Feedback on Your Essay

Task Achievement

  • Clarity of Position: Your stance is clear—you believe the trend is negative. However, the introduction could be more concise. The phrase "not the widespreading the disease" is unclear; consider rephrasing to "the risk of spreading diseases."
  • Supporting Arguments: You provide relevant points (e.g., doctors' expertise, risks of self-medication, financial savings). However, some arguments lack depth. For example, the claim that doctors always recommend unnecessary tests needs more evidence or examples.
  • Conclusion: Restates your position well but could be more impactful. Avoid minor errors like "negative developments" (should be "a negative development").

Coherence and Cohesion

  • Logical Flow: The essay is structured logically, but some transitions between ideas could be smoother. For example, "On the other hand, others argue..." could be introduced more naturally.
  • Paragraphing: Well-organized, but the second body paragraph (on advantages) is slightly weaker in argumentation.
  • Repetition: Some phrases are repeated (e.g., "save money and time" appears multiple times). Try to vary your wording.

Lexical Resource

  • Vocabulary Range: You use a mix of formal and informal language. Some words are misused ("undrestand" → "understand", "widespreading" → "spreading").
  • Word Choice: Avoid awkward phrasing like "most people has become interested" (should be "have become interested").
  • Spelling & Grammar Errors: Several errors affect clarity (e.g., "dignose" → "diagnose", "lemeon" → "lemon", "belive" → "believe").

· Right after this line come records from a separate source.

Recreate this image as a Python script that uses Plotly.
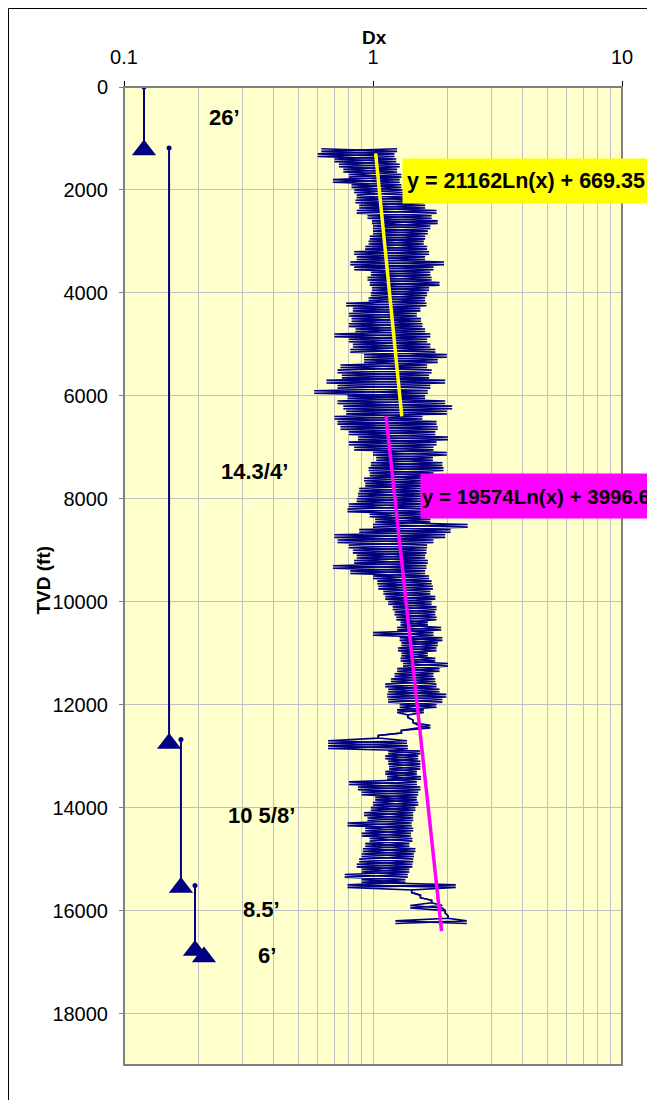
import math
import plotly.graph_objects as go

# casing strings: x position (Dx), top of line and shoe depth (ft)
casing_names = ["26\u2019", "14.3/4\u2019", "10 5/8\u2019", "8.5\u2019", "6\u2019"]
casing_x = [0.1203, 0.1517, 0.1693, 0.1928, 0.2095]
casing_top = [0, 1186, 12675, 15513, None]
casing_shoe = [1225, 12753, 15552, 16777, 16900]
label_x = [0.254, 0.333, 0.358, 0.358, 0.375]
label_depth = [583, 7470, 14150, 15980, 16870]

# Dx log: depth every 100 ft from 1200, low / high excursion
dx_depth = list(range(1200, 16300, 100))
dx_low = [
    0.62, 0.60, 0.70, 0.73, 0.76, 0.80, 0.69, 0.82, 0.84, 0.86,   # 1200
    0.85, 0.88, 0.86, 0.95, 0.99, 1.00, 1.00, 0.97, 0.96, 0.93,   # 2200
    0.84, 0.86, 0.81, 0.84, 0.98, 0.95, 0.97, 0.99, 0.98, 0.96,   # 3200
    0.78, 0.83, 0.80, 0.82, 0.80, 0.85, 0.70, 0.80, 0.83, 0.81,   # 4200
    0.92, 0.92, 0.74, 0.72, 0.75, 0.65, 0.72, 0.58, 0.79, 0.72,   # 5200
    0.76, 0.78, 0.70, 0.72, 0.74, 0.80, 0.87, 0.80, 0.84, 1.00,   # 6200
    1.03, 0.98, 0.96, 0.97, 0.92, 0.93, 0.88, 0.87, 0.86, 0.80,   # 7200
    0.79, 0.97, 1.02, 1.00, 0.88, 0.70, 0.72, 0.80, 0.83, 0.86,   # 8200
    0.84, 0.69, 0.81, 1.00, 1.04, 1.05, 1.10, 1.12, 1.15, 1.20,   # 9200
    1.22, 1.24, 1.29, 1.25, 1.00, 1.28, 1.30, 1.26, 1.30, 1.29,   # 10200
    1.32, 1.25, 1.22, 1.18, 1.12, 1.15, 1.14, 1.15, 1.28, 1.25,   # 11200
    1.38, 1.45, 1.52, 1.30, 1.05, 0.66, 0.66, 1.15, 1.12, 1.15,   # 12200
    1.16, 1.12, 1.14, 0.80, 0.87, 0.90, 1.02, 1.00, 0.98, 0.92,   # 13200
    0.95, 0.79, 0.93, 0.90, 0.97, 0.93, 0.91, 0.90, 0.88, 0.86,   # 14200
    0.90, 0.77, 0.90, 0.79, 1.43, 1.55, 1.72, 1.41, 1.95, 2.00,   # 15200
    1.23,                                                         # 16200
]
dx_high = [
    1.25, 1.22, 1.24, 1.28, 1.25, 1.30, 1.28, 1.30, 1.32, 1.40,
    1.60, 1.62, 1.80, 1.72, 1.82, 1.70, 1.66, 1.62, 1.60, 1.65,
    1.68, 1.62, 1.93, 1.75, 1.70, 1.72, 1.85, 1.68, 1.65, 1.62,
    1.64, 1.55, 1.50, 1.56, 1.58, 1.62, 1.70, 1.65, 1.70, 1.78,
    1.98, 1.82, 1.65, 1.72, 1.68, 1.95, 1.70, 1.66, 1.62, 1.95,
    2.08, 1.98, 1.58, 1.80, 1.82, 1.78, 2.00, 1.80, 1.75, 1.98,
    1.74, 1.90, 1.92, 1.75, 1.62, 1.60, 1.58, 1.62, 1.58, 1.60,
    1.64, 1.66, 1.70, 2.40, 2.05, 1.95, 1.75, 1.65, 1.64, 1.62,
    1.66, 1.64, 1.62, 1.68, 1.72, 1.74, 1.70, 1.78, 1.72, 1.80,
    1.78, 1.80, 1.66, 1.88, 1.75, 1.90, 1.82, 1.80, 1.66, 1.78,
    2.00, 1.85, 1.75, 1.78, 1.80, 1.85, 1.97, 1.90, 1.80, 1.60,
    1.38, 1.45, 1.70, 1.30, 1.05, 1.37, 1.38, 1.55, 1.52, 1.55,
    1.55, 1.50, 1.56, 1.50, 1.55, 1.52, 1.50, 1.52, 1.48, 1.45,
    1.45, 1.43, 1.45, 1.42, 1.44, 1.40, 1.48, 1.46, 1.45, 1.44,
    1.40, 1.38, 1.35, 2.15, 1.43, 1.55, 1.72, 1.90, 1.95, 2.00,
    2.38,
]

# trend lines (end points)
trend1_x = [1.025, 1.305]
trend1_y = [1290, 6400]
trend1_text = "y = 21162Ln(x) + 669.35"
trend2_x = [1.128, 1.885]
trend2_y = [6390, 16400]
trend2_text = "y = 19574Ln(x) + 3996.6"

depth_ticks = list(range(0, 19000, 2000))

# page has an 8px body margin, so window pixel = figure pixel + 8
OFF = 8
W, H = 655, 1100
L, T = 116, 79
PW, PH = 498, 978
R, B = W - L - PW, H - T - PH


def px(x):
    # window x pixel -> paper x
    return (x - OFF - L) / PW


def py(y):
    # window y pixel -> paper y
    return (T + PH - (y - OFF)) / PH


NAVY = "#000080"
FONT = "Arial, Liberation Sans, sans-serif"

# two opposite swings between the low and high readings of each 100 ft step
xa, xb, ys = [], [], []
for d, lo, hi in zip(dx_depth, dx_low, dx_high):
    xa += [lo, hi]
    xb += [hi, lo]
    ys += [d, d + 50]

fig = go.Figure()
for xs in (xa, xb):
    fig.add_trace(go.Scatter(x=xs, y=ys, mode="lines",
                             line=dict(color=NAVY, width=1.6), hoverinfo="skip"))
fig.add_trace(go.Scatter(x=trend1_x, y=trend1_y, mode="lines",
                         line=dict(color="#FFFF00", width=3.5)))
fig.add_trace(go.Scatter(x=trend2_x, y=trend2_y, mode="lines",
                         line=dict(color="#FF00FF", width=3.5)))

for cx, top, shoe in zip(casing_x, casing_top, casing_shoe):
    if top is not None:
        fig.add_trace(go.Scatter(x=[cx, cx], y=[top, shoe], mode="lines",
                                 line=dict(color=NAVY, width=2)))
        fig.add_trace(go.Scatter(x=[cx], y=[top], mode="markers",
                                 marker=dict(color=NAVY, size=5, symbol="circle")))
    fig.add_trace(go.Scatter(x=[cx], y=[shoe], mode="markers",
                             marker=dict(color=NAVY, size=21, symbol="triangle-up")))

# annotations on a log axis take log10 positions
for name, lx, ld in zip(casing_names, label_x, label_depth):
    fig.add_annotation(x=math.log10(lx), y=ld, xref="x", yref="y", text="<b>%s</b>" % name,
                       showarrow=False, font=dict(family=FONT, size=22, color="black"))

fig.add_annotation(x=px(402), y=py(181), xref="paper", yref="paper",
                   xanchor="left", yanchor="middle", text="<b>%s</b>" % trend1_text,
                   showarrow=False, bgcolor="#FFFF00", width=244, height=42,
                   font=dict(family=FONT, size=21.5, color="black"))
fig.add_annotation(x=px(420), y=py(496), xref="paper", yref="paper",
                   xanchor="left", yanchor="middle", text="<b>%s</b>" % trend2_text,
                   showarrow=False, bgcolor="#FF00FF", width=244, height=42, align="left",
                   font=dict(family=FONT, size=20.5, color="black"))

# axis titles
fig.add_annotation(x=px(374), y=py(25), xref="paper", yref="paper", text="<b>Dx</b>",
                   showarrow=False, font=dict(family=FONT, size=19, color="black"))
fig.add_annotation(x=px(30), y=py(580), xref="paper", yref="paper", text="<b>TVD (ft)</b>",
                   textangle=-90, showarrow=False, font=dict(family=FONT, size=19, color="black"))

# plot area border and chart border
fig.add_shape(type="rect", xref="paper", yref="paper", x0=0, x1=1, y0=0, y1=1,
              line=dict(color="#808080", width=2), layer="above")
fig.add_shape(type="rect", xref="paper", yref="paper", x0=px(8.5), x1=px(700), y0=py(1150), y1=py(8.5),
              line=dict(color="black", width=1))

minor_vals = [0.2, 0.3, 0.4, 0.5, 0.6, 0.7, 0.8, 0.9, 2, 3, 4, 5, 6, 7, 8, 9]

fig.update_layout(
    width=W, height=H,
    margin=dict(l=L, r=R, t=T, b=B),
    paper_bgcolor="white",
    plot_bgcolor="#FFFFCC",
    showlegend=False,
    font=dict(family=FONT, size=20, color="black"),
    xaxis=dict(
        type="log", side="top", range=[-1, 1],
        tickvals=[0.1, 1, 10], ticktext=["0.1", "1", "10"],
        ticks="outside", ticklen=5, tickcolor="black", ticklabelstandoff=9,
        showgrid=True, gridcolor="#C0C0C0", gridwidth=1,
        minor=dict(tickvals=minor_vals, showgrid=True, gridcolor="#C0C0C0", gridwidth=1, ticks=""),
        showline=True, linecolor="black", linewidth=1, zeroline=False,
    ),
    yaxis=dict(
        range=[19000, 0], tickvals=depth_ticks, ticktext=[str(v) for v in depth_ticks],
        ticks="outside", ticklen=4, tickcolor="#808080", ticklabelstandoff=7,
        showgrid=True, gridcolor="#C0C0C0", gridwidth=1,
        showline=False, zeroline=False,
    ),
)

fig.write_html("out.html")
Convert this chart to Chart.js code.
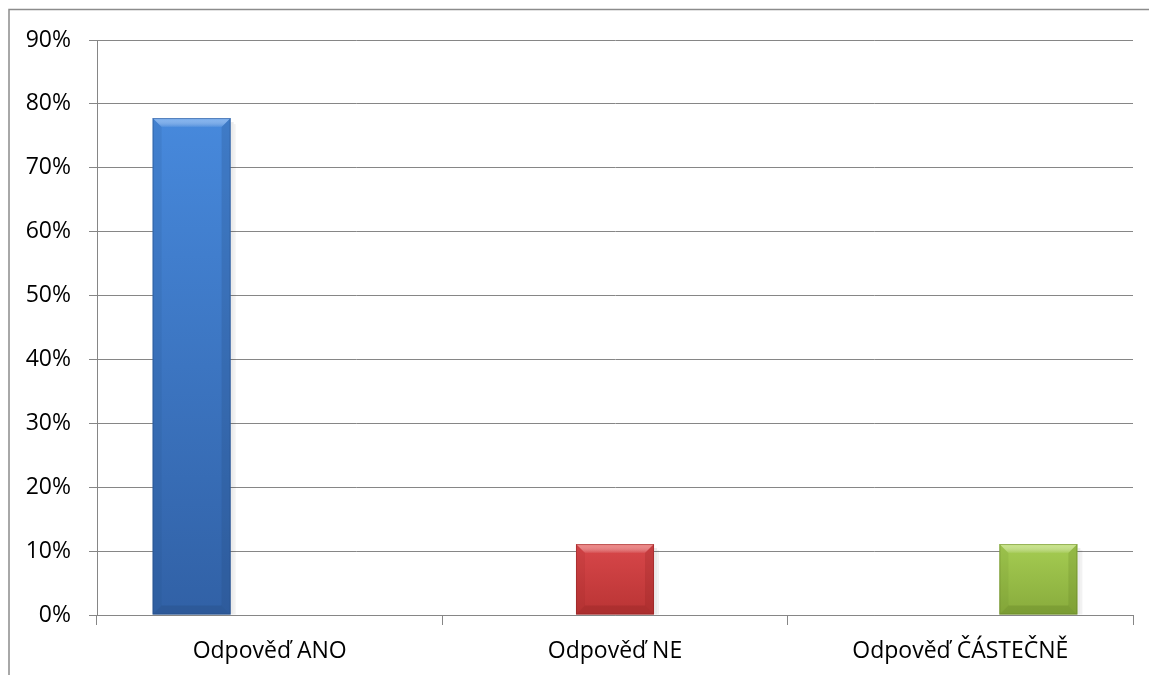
<!DOCTYPE html>
<html>
<head>
<meta charset="utf-8">
<script src="https://cdn.jsdelivr.net/npm/chart.js@4"></script>
<style>
  html, body { margin: 0; padding: 0; background: #fff; }
  #wrap { width: 1149px; height: 675px; position: relative; }
</style>
</head>
<body>
<div id="wrap"><canvas id="c" width="1149" height="675"></canvas></div>
<script>
// Survey answers (share of respondents, %)
const categories = ['Odpověď ANO', 'Odpověď NE', 'Odpověď ČÁSTEČNĚ'];
const seriesAno = [77.78, null, null];
const seriesNe = [null, 11.11, null];
const seriesCastecne = [null, null, 11.11];
const yTicks = [0, 10, 20, 30, 40, 50, 60, 70, 80, 90];

// Per-series palette: [top, bottom, highlight, edge]
const palettes = [
  ['#4789dc', '#3161a6', '#7fb2f2', '#24487c'],
  ['#d8474a', '#b93434', '#f08a88', '#8a2222'],
  ['#a5cc52', '#88ab3c', '#cbe68a', '#5e7a22']
];

// Vertical gradient spanning the bar's own height, taken from the value scale
function barGradient(idx) {
  return function (ctx) {
    const chart = ctx.chart;
    const ys = chart.scales && chart.scales.y;
    if (!chart.chartArea || !ys || ctx.raw == null) return palettes[idx][0];
    const top = ys.getPixelForValue(ctx.raw);
    const bottom = ys.getPixelForValue(0);
    if (!isFinite(top) || !isFinite(bottom) || top === bottom) return palettes[idx][0];
    const g = chart.ctx.createLinearGradient(0, top, 0, bottom);
    g.addColorStop(0, palettes[idx][0]);
    g.addColorStop(1, palettes[idx][1]);
    return g;
  };
}

// Frame around the drawing (only the top and left edges lie inside the canvas)
const framePlugin = {
  id: 'frame',
  beforeDraw(chart) {
    const c = chart.ctx;
    c.save();
    c.strokeStyle = '#8c8c8c';
    c.lineWidth = 1.5;
    c.beginPath();
    c.moveTo(9, chart.height + 5);
    c.lineTo(9, 9.5);
    c.lineTo(chart.width + 5, 9.5);
    c.stroke();
    c.restore();
  }
};

// Bevelled edges and a soft shadow on each bar
const bevelPlugin = {
  id: 'bevel',
  beforeDatasetsDraw(chart) {
    const c = chart.ctx;
    chart.data.datasets.forEach((ds, di) => {
      chart.getDatasetMeta(di).data.forEach((bar, i) => {
        if (ds.data[i] == null) return;
        const { x, y, base, width } = bar.getProps(['x', 'y', 'base', 'width'], true);
        const r = x + width / 2;
        c.save();
        c.fillStyle = 'rgba(0,0,0,0.08)';
        c.fillRect(r, y + 4, 3, base - y - 4);
        c.fillStyle = 'rgba(0,0,0,0.05)';
        c.fillRect(r + 3, y + 6, 2, base - y - 6);
        c.restore();
      });
    });
  },
  afterDatasetsDraw(chart) {
    const c = chart.ctx;
    chart.data.datasets.forEach((ds, di) => {
      chart.getDatasetMeta(di).data.forEach((bar, i) => {
        if (ds.data[i] == null) return;
        const { x, y, base, width } = bar.getProps(['x', 'y', 'base', 'width'], true);
        const l = x - width / 2, r = x + width / 2, t = y, b = base;
        const bw = Math.min(9, (b - t) / 3);
        const p = palettes[di];
        c.save();
        // top highlight
        const gt = c.createLinearGradient(0, t, 0, t + bw);
        gt.addColorStop(0, p[2]);
        gt.addColorStop(1, 'rgba(255,255,255,0.05)');
        c.globalAlpha = 0.9;
        c.fillStyle = gt;
        c.beginPath();
        c.moveTo(l, t); c.lineTo(r, t); c.lineTo(r - bw, t + bw); c.lineTo(l + bw, t + bw); c.closePath();
        c.fill();
        // right edge
        c.fillStyle = p[3];
        c.globalAlpha = 0.22;
        c.beginPath();
        c.moveTo(r, t); c.lineTo(r, b); c.lineTo(r - bw, b - bw); c.lineTo(r - bw, t + bw); c.closePath();
        c.fill();
        // left edge
        c.globalAlpha = 0.12;
        c.beginPath();
        c.moveTo(l, t); c.lineTo(l, b); c.lineTo(l + bw, b - bw); c.lineTo(l + bw, t + bw); c.closePath();
        c.fill();
        // bottom edge
        c.globalAlpha = 0.3;
        c.beginPath();
        c.moveTo(l, b); c.lineTo(r, b); c.lineTo(r - bw, b - bw); c.lineTo(l + bw, b - bw); c.closePath();
        c.fill();
        // thin dark rim
        c.globalAlpha = 0.45;
        c.strokeStyle = p[3];
        c.lineWidth = 1;
        c.strokeRect(l + 0.5, t + 0.5, width - 1, b - t - 1);
        c.restore();
      });
    });
  }
};

const tickFont = { family: '"Open Sans", Lato, sans-serif', size: 23 };

new Chart(document.getElementById('c'), {
  type: 'bar',
  data: {
    labels: categories,
    datasets: [
      { label: 'ANO', data: seriesAno, backgroundColor: barGradient(0) },
      { label: 'NE', data: seriesNe, backgroundColor: barGradient(1) },
      { label: 'ČÁSTEČNĚ', data: seriesCastecne, backgroundColor: barGradient(2) }
    ]
  },
  options: {
    responsive: false,
    animation: false,
    devicePixelRatio: 1,
    categoryPercentage: 0.678,
    barPercentage: 1,
    layout: { padding: { left: 0, right: 16, top: 40, bottom: 0 } },
    plugins: { legend: { display: false }, tooltip: { enabled: false } },
    scales: {
      x: {
        grid: { drawOnChartArea: false, color: '#868686', tickLength: 10, offset: true },
        border: { color: '#868686' },
        ticks: { color: '#000', font: tickFont, padding: 13, maxRotation: 0 },
        afterFit(s) { s.height = 60; }
      },
      y: {
        min: 0,
        max: 90,
        afterBuildTicks(s) { s.ticks = yTicks.map(v => ({ value: v })); },
        grid: { color: '#868686', tickLength: 8 },
        border: { color: '#868686' },
        ticks: { color: '#000', font: tickFont, padding: 18, callback: v => v + '%' },
        afterFit(s) { s.width = 97; }
      }
    }
  },
  plugins: [framePlugin, bevelPlugin]
});
</script>
</body>
</html>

Grammatical Range and Accuracy

  • Sentence Structure: Some sentences are overly complex or unclear (e.g., "patients often, in their homes, take their old medicines, which it might be expired" → "patients often take expired medicines at home").
  • Subject-Verb Agreement: Errors like "most people has" (should be "have") and "this situation can beneficial" (should be "can be beneficial") need correction.
  • Article Usage: Missing or incorrect articles (e.g., "a best solution" → "the best solution").

Suggestions for Improvement

  1. Proofread Carefully: Fix spelling and grammar mistakes to improve clarity.
  2. Strengthen Arguments: Provide more concrete examples (e.g., statistics on self-medication risks).
  3. Improve Word Choice: Use more precise vocabulary (e.g., "alternative treatments" instead of "home remedies" in some cases).
  4. Vary Sentence Structure: Mix simple and complex sentences for better flow.

Overall, your essay presents a clear argument but would benefit from more precise language and stronger supporting details. Keep practicing!